Glidden v. Belden, 684 A.2d 1306 (Me. 1996).  The Town challenges these
findings on its cross-appeal, and to prevail must demonstrate that they are
clearly erroneous.  Id.  Contrary to the Town's contention, the record is
replete with evidence that supports a finding of substantial use before 1961.   
	[¶14]  The Town also challenges the court's determination that the
junkyard did not lose its nonconforming status by an illegal extension,
expansion or change of the use.  First, we note that the court erroneously
placed the burden on defendant to prove that the use did not exceed his
grandfathered use.  The general rule applies that, as the moving party, the
Town has the burden to prove the facts it alleges.  Nichols v. Cantara & Sons,
659 A.2d 258, 262 (Me. 1995).  In Mason v. Crooker-Mulligan, 570 A.2d
1217, 1220 (Me. 1990), we stated that the neighbor plaintiffs, seeking to
enjoin a use, had the burden of proving "that in some manner or for some
purpose the grandfathered use . . . had been altered, extended or enlarged
by its current use."{4} 
	[¶15] Initially, the Town contends that the court applied the wrong
legal standard and ignored its argument that defendant illegally expanded
the junkyard into new areas of his 100 acre parcel.  The 1961 ordinance
specifically prohibited the extension of a "nonconforming open use of land . .
. to any part of the remainder of the lot."{5}  We find no merit in this
argument because the court did address the issue;  it specifically found that
defendant's operation has never exceeded the twenty-five acre limit set by
the Town in 1972.  Moreover, the Town failed to discharge its burden to
prove any shift in the actual location of the twenty-five acres. 

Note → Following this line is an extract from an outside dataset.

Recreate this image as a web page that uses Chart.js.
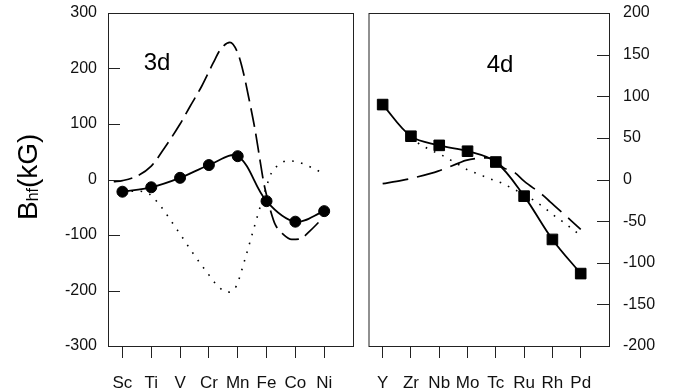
<!DOCTYPE html>
<html>
<head>
<meta charset="utf-8">
<script src="https://cdn.jsdelivr.net/npm/chart.js@4.4.1/dist/chart.umd.min.js"></script>
<style>
  html, body { margin: 0; padding: 0; background: #fff; }
  #wrap { position: relative; width: 684px; height: 392px; }
  canvas { position: absolute; top: 0; }
  #left { left: 0; }
  #right { left: 360px; }
</style>
</head>
<body>
<div id="wrap">
  <canvas id="left" width="360" height="392"></canvas>
  <canvas id="right" width="324" height="392"></canvas>
</div>
<script>
// 3d panel
const labels3d = ['Sc', 'Ti', 'V', 'Cr', 'Mn', 'Fe', 'Co', 'Ni'];
const hf3d = [-22, -14, 3, 26, 42, -39, -76, -57];
const dash3dX = [-0.3, 0, 0.5, 1, 1.5, 2, 2.35, 2.75, 3.15, 3.4, 3.73, 4.0, 4.2, 4.42, 4.6, 4.77, 4.9, 5.0, 5.15, 5.3, 5.58, 5.87, 6.16, 6.5, 6.85];
const dash3dY = [-4, -2, 6, 24, 60, 100, 132, 168, 210, 234, 247, 228, 192, 138, 90, 36, -5, -28, -58, -81, -99, -108, -107, -93, -75];
const dot3dX = [0, 0.5, 0.93, 1.2, 1.43, 1.64, 2.05, 2.45, 2.9, 3.37, 3.66, 3.95, 4.25, 4.5, 4.77, 5.06, 5.17, 5.44, 5.73, 6.04, 6.33, 6.62, 6.94];
const dot3dY = [-22, -21, -26, -40, -55, -71, -102, -133, -165, -195, -203, -192, -144, -99, -51, -3, 12, 27, 34, 32, 27, 20, 12];

// 4d panel
const labels4d = ['Y', 'Zr', 'Nb', 'Mo', 'Tc', 'Ru', 'Rh', 'Pd'];
const hf4d = [90, 52, 41, 34, 21, -20, -72, -113];
const dash4dX = [0, 0.68, 0.97, 1.67, 1.96, 2.71, 2.94, 3.7, 4.0, 4.28, 4.68, 5.0, 5.67, 5.92, 6.65, 7.0];
const dash4dY = [-5, -1, 1, 7, 10, 20, 23, 26, 22, 14, 8, -2, -19, -27, -49, -60];
const dot4dX = [1, 1.2, 1.49, 1.78, 2.1, 2.42, 2.73, 3.04, 3.35, 3.64, 3.93, 4.2, 4.54, 5.0, 5.43, 5.75, 6.05, 6.34, 6.65, 6.94];
const dot4dY = [51, 45, 39, 34, 29, 23, 17, 11, 7, 3, -1, -4, -10, -18, -27, -35, -43, -50, -58, -66];

const ticks3d = { min: -300, max: 300, step: 100 };
const ticks4d = { min: -200, max: 200, step: 50 };

Chart.defaults.font.family = 'Liberation Sans, Arial, sans-serif';
Chart.defaults.color = '#111';

const pts = (xs, ys) => xs.map((x, i) => ({ x: x, y: ys[i] }));

function frame(side, text, tx, ty) {
  return {
    id: 'frame',
    afterDraw(chart) {
      const { ctx, chartArea: a } = chart;
      const y = chart.scales.y;
      ctx.save();
      ctx.strokeStyle = '#222';
      ctx.lineWidth = 1;
      ctx.strokeRect(a.left + 0.5, a.top + 0.5, a.right - a.left, a.bottom - a.top);
      ctx.beginPath();
      y.ticks.forEach(t => {
        const py = Math.round(y.getPixelForValue(t.value)) + 0.5;
        if (side === 'left') { ctx.moveTo(a.left, py); ctx.lineTo(a.left + 12, py); }
        else { ctx.moveTo(a.right, py); ctx.lineTo(a.right - 12, py); }
      });
      ctx.stroke();
      ctx.fillStyle = '#000';
      ctx.font = '24px Liberation Sans, Arial';
      ctx.textAlign = 'center';
      ctx.textBaseline = 'middle';
      ctx.fillText(text, tx, ty);
      ctx.restore();
    }
  };
}

const yTitle = {
  id: 'yTitle',
  afterDraw(chart) {
    const ctx = chart.ctx;
    ctx.save();
    ctx.translate(37, 220);
    ctx.rotate(-Math.PI / 2);
    ctx.fillStyle = '#000';
    ctx.textBaseline = 'alphabetic';
    ctx.textAlign = 'left';
    ctx.font = '28px Liberation Sans, Arial';
    ctx.fillText('B', 0, 0);
    let w = ctx.measureText('B').width;
    ctx.font = '16px Liberation Sans, Arial';
    ctx.fillText('hf', w, 1);
    w += ctx.measureText('hf').width;
    ctx.font = '28px Liberation Sans, Arial';
    ctx.fillText('(kG)', w, 0);
    ctx.restore();
  }
};

function makeChart(id, labels, main, dashX, dashY, dotX, dotY, yr, side, dashPat, pointStyle, pointRadius, plugins, padding, yWidth, tickGap) {
  return new Chart(document.getElementById(id), {
    type: 'line',
    data: {
      datasets: [
        {
          data: labels.map((_, i) => ({ x: i, y: main[i] })),
          borderColor: '#000', backgroundColor: '#000',
          borderWidth: 1.8, pointRadius: pointRadius, pointStyle: pointStyle,
          pointBorderWidth: 1, tension: 0.35
        },
        {
          data: pts(dashX, dashY),
          borderColor: '#000', borderWidth: 1.7, borderDash: dashPat,
          pointRadius: 0, cubicInterpolationMode: 'monotone'
        },
        {
          data: pts(dotX, dotY),
          borderColor: '#000', borderWidth: 1.6, borderDash: [1.6, 7.5],
          pointRadius: 0, cubicInterpolationMode: 'monotone'
        }
      ]
    },
    options: {
      responsive: false,
      animation: false,
      events: [],
      layout: { padding: padding },
      plugins: { legend: { display: false }, tooltip: { enabled: false } },
      scales: {
        x: {
          type: 'linear', min: -0.5, max: 8,
          afterBuildTicks: s => { s.ticks = labels.map((_, i) => ({ value: i })); },
          afterFit: s => { s.height = 46; },
          ticks: {
            autoSkip: false, maxRotation: 0, padding: 15,
            font: { size: 17 }, color: '#111',
            callback: v => labels[v]
          },
          grid: { drawOnChartArea: false, tickLength: 12, color: '#222' },
          border: { display: false }
        },
        y: {
          position: side,
          min: yr.min, max: yr.max,
          afterFit: s => { s.width = yWidth; },
          ticks: { stepSize: yr.step, padding: 2, font: { size: 16 }, color: '#111' },
          grid: { display: false, drawTicks: true, tickLength: tickGap },
          border: { display: false }
        }
      }
    },
    plugins: plugins
  });
}

makeChart('left', labels3d, hf3d, dash3dX, dash3dY, dot3dX, dot3dY, ticks3d, 'left',
  [19, 7], 'circle', 5.5, [frame('left', '3d', 157, 63), yTitle],
  { top: 13, right: 7, left: 0, bottom: 0 }, 108, 9);

makeChart('right', labels4d, hf4d, dash4dX, dash4dY, dot4dX, dot4dY, ticks4d, 'right',
  [26, 9], 'rect', 7.5, [frame('right', '4d', 140, 65)],
  { top: 13, right: 0, left: 4, bottom: 0 }, 75, 12);
</script>
</body>
</html>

	[¶16] Next, the Town argues that the court's factual determination is
clearly erroneous.  Although the Town contends that aerial photographs
prove that the large open fields were not in use before 1961, other
competent evidence suggests that the use of the fields was seasonal.  The
court rationally could have found that defendant's operation occupied
twenty-five acres before 1961.  A mere increase in the volume of vehicles
stored on defendant's lot does not constitute an illegal expansion or change
of use.  Boivin v. Town of Sanford, 588 A.2d 1197, 1199 (Me. 1991).
	The entry is:            
			Judgment affirmed.

Attorney for plaintiff: Thomas A. Russell, Esq. (orally) Farrell, Rosenblatt & Russell P O box 738 Bangor, ME 04402-0738 Attorney for defendant: Edmond J. Bearor, Esq. (orally) Rudman & Winchell, Esq. P O Box 1401 Bangor, ME 04402
FOOTNOTES******************************** {1} Section 3755 provides in part that: No permit may be granted for an automobile graveyard or junkyard within 1,000 feet of the right-of-way of any highway incorporated in the Interstate and Primary Systems or within 600 feet of the right-of-way of any other highway, except for: A. Those automobile graveyard or junkyards that are kept entirely screened to ordinary view from the highway at all times by natural objects, plantings or fences; 30-A M.R.S.A.§ 3755(1)(A) (1996). {2} P.L. 1989, c. 727, § 1. {3} P.L. 1963, c. 178 § 6. {4} If the present action were instituted by defendant on an application to alter the use, he would have the burden to prove the alteration did not constitute an illegal change, expansion or extension. See Total Quality v. Town of Scarborough, 588 A.2d 283, 284 (Me. 1991). {5} Subsequent revisions of the ordinance contain a more general prohibition of any extension, expansion, or change unless to a conforming use.